O Núcleo da Defensoria Pública de Colniza tem aplicado círculos de construção de paz na
Cadeia Pública da comarca. O círculo de construção de paz é uma das metodologias da Justiça
Restaurativa, modelo que tem como propósito alterar o vetor da Justiça Criminal para focar nos
danos provocados pelo crime, nas pessoas que os sofreram e nas medidas necessárias para
amenizá-los.
Um célebre jurista disse: desejar combater a criminalidade com a pena é como
querer tratar inflamação com analgésico. A aplicação da pena é incapaz de curar a
“inflamação” provocada pelo crime. No máximo, é capaz de passar uma falsa sensação social
de amenização da dor. No entanto, cumprida a pena, a inflamação persiste e muito
provavelmente provocará dores ainda mais intensas no futuro.
O modelo tradicional de justiça criminal enfoca exageradamente no crime e no
ofensor, sem se atentar a aspectos fundamentais, a exemplo da reparação do dano causado à
vítima e das necessidades que se originaram desse evento traumático. Os danos continuam sem
reparação, as feridas abertas e os traumas presentes.
A Justiça Restaurativa passa a ver o crime não apenas como uma violação de uma
norma estatal, mas como evento que produz danos a pessoas e a comunidades. O foco
restaurativo estabelece a reparação como finalidade principal da atuação da justiça criminal. O
enfoque são os danos e a finalidade é a restauração.
A JR incentiva os ofensores a tomarem posição ativa diante dos danos causados. O
primeiro passo é o reconhecimento dos danos que foram causados. Não se fala em “confessar
o crime”, mas de reconhecer que, de um jeito ou de outro, alguém foi prejudicado. Em seguida,
o ofensor toma medidas necessárias para a reparação daquele dano ou, pelo menos, para a
amenização da dor causada. Nesse processo, o ofensor é empoderado, pois a atitude
restauradora lhe devolve a autoestima e, com isso, pode avançar no processo de reintegração
social.
Nessa trilha, os círculos de construção de paz foram aplicados em Colniza-MT, para
um grupo de 10 pessoas. Dos participantes, sete são pessoas em cumprimento de pena.
Participam, ainda, duas pessoas do Núcleo da DPE Colniza (incluindo o Defensor Público) e
um policial penal (geralmente o Diretor da Unidade). Entre os que cumprem pena, há pessoas
com condenações por crimes diversos, a maioria por homicídio.

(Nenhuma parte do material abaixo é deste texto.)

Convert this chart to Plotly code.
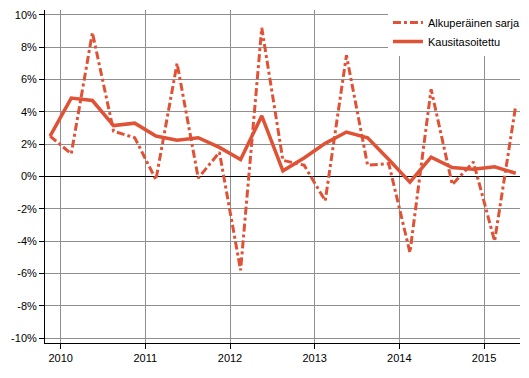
import plotly.graph_objects as go

quarters = [f"{y}Q{q}" for y in range(2010, 2016) for q in range(1, 5)][:23]
original = [2.5, 1.4, 8.9, 2.8, 2.4, -0.2, 7.0, -0.1, 1.5, -5.8, 9.2, 1.0,
            0.7, -1.5, 7.5, 0.7, 0.8, -4.7, 5.4, -0.5, 0.9, -4.0, 4.4]
adjusted = [2.5, 4.85, 4.7, 3.15, 3.3, 2.5, 2.25, 2.4, 1.8, 1.05, 3.75, 0.35,
            1.15, 2.05, 2.75, 2.4, 1.05, -0.35, 1.2, 0.55, 0.45, 0.6, 0.2]
year_labels = ["2010", "2011", "2012", "2013", "2014", "2015"]
y_ticks = [-10, -8, -6, -4, -2, 0, 2, 4, 6, 8, 10]
names = ["Alkuperäinen sarja", "Kausitasoitettu"]

color = "#e05236"
xs = list(range(len(quarters)))
tick_pos = [quarters.index(f"{y}Q1") + 0.5 for y in year_labels]

fig = go.Figure()
fig.add_trace(go.Scatter(x=xs, y=original, mode="lines", name=names[0],
                         line=dict(color=color, width=3, dash="8px,3px,3px,3px")))
fig.add_trace(go.Scatter(x=xs, y=adjusted, mode="lines", name=names[1],
                         line=dict(color=color, width=3.5)))

fig.update_layout(
    width=521, height=370,
    margin=dict(l=37, r=9, t=2, b=35, autoexpand=False),
    paper_bgcolor="white", plot_bgcolor="white",
    font=dict(family="Liberation Sans, Arial, sans-serif", size=11, color="#000"),
    showlegend=True,
    legend=dict(x=0.722, y=1.006, xanchor="left", yanchor="top",
                bgcolor="white", borderwidth=0, font=dict(size=11),
                tracegroupgap=0),
)
fig.update_xaxes(range=[-0.24, 22.2], tickmode="array", tickvals=tick_pos,
                 ticktext=year_labels, showgrid=True, gridcolor="#8f8f8f",
                 gridwidth=1, showline=True, linecolor="black", linewidth=1,
                 ticks="outside", ticklen=5, tickcolor="black", zeroline=False,
                 automargin=False)
fig.update_yaxes(range=[-10.3, 10.3], tickmode="array", tickvals=y_ticks,
                 ticktext=[f"{v}%" for v in y_ticks], showgrid=True,
                 gridcolor="#8f8f8f", gridwidth=1, showline=True,
                 linecolor="black", linewidth=1, ticks="outside", ticklen=5,
                 tickcolor="black", zeroline=True, zerolinecolor="black",
                 zerolinewidth=1, automargin=False)

fig.write_html("out.html")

Da aplicação dos círculos, notou-se que a criação de espaços para reflexão no
ambiente prisional é de essencial necessidade para promover a emancipação da pessoa presa na
construção da própria trajetória. Um dos círculos aplicados tratou sobre o tema “Escolhas e
Consequências”, no qual os participantes foram convidados a examinar os aspectos que os
trouxeram à situação atual. Durante a dinâmica, muitos revelaram um passado familiar
conturbado, a ausência de contato com o pai e situações socioeconômicas dificílimas. Outros,
entretanto, reconheceram que a inclinação ao crime decorreu de péssimas escolhas.
Por outro lado, conforme relato dos participantes, a realização dos círculos tem
resgatado a autoestima de muitos presos. Descreveram que a forma com que a dinâmica é
conduzida (igualitariamente) e os assuntos que são tratados (relacionados à responsabilidade,
esperança e reconstrução) constituem uma abordagem que permite a reflexão a respeito do
crime de uma forma diferente da culpabilizante típica do modelo tradicional.
A prisão desumaniza. Mas os círculos são uma forma de combater esse processo. A
ausência de hierarquia a democraticidade da metodologia devolvem ao preso o sentimento de
igualdade em consideração e respeito de que todos são dignos, mas que são reiteradamente
privados durante a expiação.
A Justiça Restaurativa em Colniza é um projeto piloto, ainda embrionário. Fruto de
um sonho de um jovem Defensor Público que não se conforma com a maneira ineficaz com que
o sistema penal é conduzido. É um passo pequeno, mas que talvez constitua uma pequena
fissura no muro que há entre a comunidade e os reclusos. Quem sabe, através dessa fissura,
consigamos libertar da opressão da culpa, aqueles que desejam responsabilizar-se a atuar
ativamente na restauração do que foi danificado.